> _SOURCE MATERIAL_:
——
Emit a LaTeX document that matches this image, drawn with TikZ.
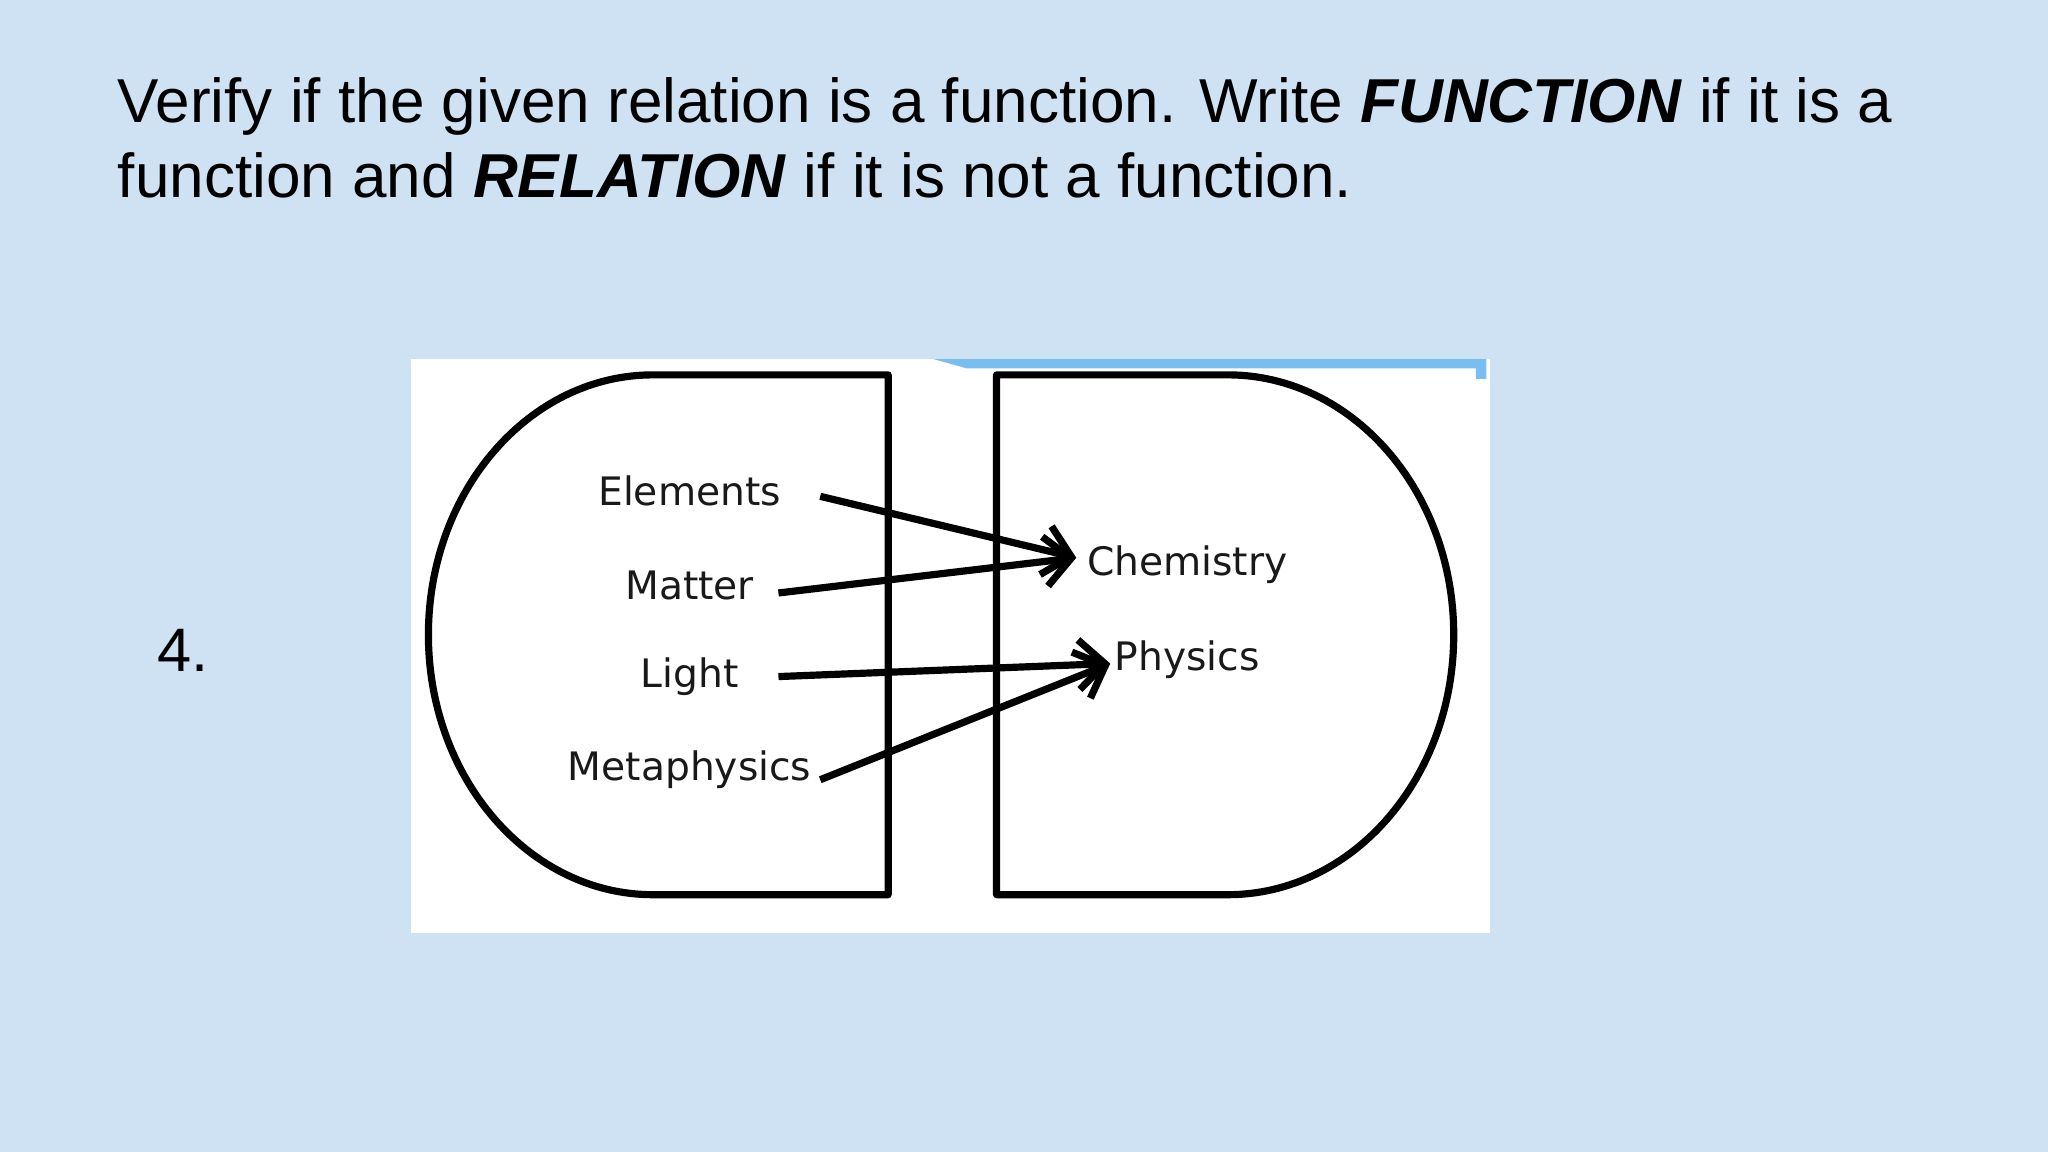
\documentclass[tikz,border=0pt]{standalone}
\usepackage{fontspec}
\setmainfont{Liberation Sans}
\newfontfamily\lblfont{DejaVu Sans}
\usetikzlibrary{arrows.meta}
\definecolor{bg}{RGB}{207,226,243}
\definecolor{stripe}{RGB}{120,190,240}
\definecolor{ink}{RGB}{25,25,25}
\begin{document}
\begin{tikzpicture}[x=1pt,y=-1pt,
  lbl/.style={font=\lblfont\fontsize{30}{34}\selectfont,text=ink,inner sep=1pt},
  arr/.style={line width=5.5pt,-{Straight Barb[length=20pt,width=38pt,line width=5.5pt]}},
  shp/.style={line width=5.5pt,line join=round}]
\useasboundingbox (0,0) rectangle (1568,882);
\fill[bg] (0,0) rectangle (1568,882);
\node[anchor=base west,inner sep=0,align=left,font=\fontsize{47.5}{57}\selectfont] (title) at (90,151)
 {Verify if the given relation is a function. Write \textbf{\textit{FUNCTION}} if it is a\\function and \textbf{\textit{RELATION}} if it is not a function.};
\node[font=\fontsize{47}{54}\selectfont,inner sep=0] (num) at (140,498) {4.};
\fill[white] (315,275) rectangle (1141,714);
\fill[stripe] (715,275) -- (1138,275) -- (1138,290) -- (1130,290) -- (1130,282) -- (740,282) -- cycle;
\draw[shp] (680,287) -- (500,287) arc[start angle=-90,end angle=-270,x radius=172,y radius=199] -- (680,685) -- cycle;
\draw[shp] (763,287) -- (940,287) arc[start angle=-90,end angle=90,x radius=173,y radius=199] -- (763,685) -- cycle;
\node[lbl] (el) at (528,376) {Elements};
\node[lbl] (ma) at (528,448) {Matter};
\node[lbl] (li) at (528,518) {Light};
\node[lbl] (me) at (528,589) {Metaphysics};
\node[lbl] (ch) at (909,432) {Chemistry};
\node[lbl] (ph) at (909,505) {Physics};
\coordinate (elE) at (628,380);
\coordinate (maE) at (596,454);
\coordinate (liE) at (596,518);
\coordinate (meE) at (628,597);
\coordinate (chW) at (824,427);
\coordinate (phW) at (850,508);
\draw[arr] (elE) -- (chW);
\draw[arr] (maE) -- (chW);
\draw[arr] (liE) -- (phW);
\draw[arr] (meE) -- (phW);
\end{tikzpicture}
\end{document}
——
> _INSTRUCTIONS TO FOLLOW_:
Return all of the data exactly as written, and drop the pictures.

> _WRITTEN REPLY_:
Emit a LaTeX document that matches this image, drawn with TikZ.
\documentclass[tikz,border=0pt]{standalone}
\usepackage{fontspec}
\setmainfont{Liberation Sans}
\newfontfamily\lblfont{DejaVu Sans}
\usetikzlibrary{arrows.meta}
\definecolor{bg}{RGB}{207,226,243}
\definecolor{stripe}{RGB}{120,190,240}
\definecolor{ink}{RGB}{25,25,25}
\begin{document}
\begin{tikzpicture}[x=1pt,y=-1pt,
  lbl/.style={font=\lblfont\fontsize{30}{34}\selectfont,text=ink,inner sep=1pt},
  arr/.style={line width=5.5pt,-{Straight Barb[length=20pt,width=38pt,line width=5.5pt]}},
  shp/.style={line width=5.5pt,line join=round}]
\useasboundingbox (0,0) rectangle (1568,882);
\fill[bg] (0,0) rectangle (1568,882);
\node[anchor=base west,inner sep=0,align=left,font=\fontsize{47.5}{57}\selectfont] (title) at (90,151)
 {Verify if the given relation is a function. Write \textbf{\textit{FUNCTION}} if it is a\\function and \textbf{\textit{RELATION}} if it is not a function.};
\node[font=\fontsize{47}{54}\selectfont,inner sep=0] (num) at (140,498) {4.};
\fill[white] (315,275) rectangle (1141,714);
\fill[stripe] (715,275) -- (1138,275) -- (1138,290) -- (1130,290) -- (1130,282) -- (740,282) -- cycle;
\draw[shp] (680,287) -- (500,287) arc[start angle=-90,end angle=-270,x radius=172,y radius=199] -- (680,685) -- cycle;
\draw[shp] (763,287) -- (940,287) arc[start angle=-90,end angle=90,x radius=173,y radius=199] -- (763,685) -- cycle;
\node[lbl] (el) at (528,376) {Elements};
\node[lbl] (ma) at (528,448) {Matter};
\node[lbl] (li) at (528,518) {Light};
\node[lbl] (me) at (528,589) {Metaphysics};
\node[lbl] (ch) at (909,432) {Chemistry};
\node[lbl] (ph) at (909,505) {Physics};
\coordinate (elE) at (628,380);
\coordinate (maE) at (596,454);
\coordinate (liE) at (596,518);
\coordinate (meE) at (628,597);
\coordinate (chW) at (824,427);
\coordinate (phW) at (850,508);
\draw[arr] (elE) -- (chW);
\draw[arr] (maE) -- (chW);
\draw[arr] (liE) -- (phW);
\draw[arr] (meE) -- (phW);
\end{tikzpicture}
\end{document}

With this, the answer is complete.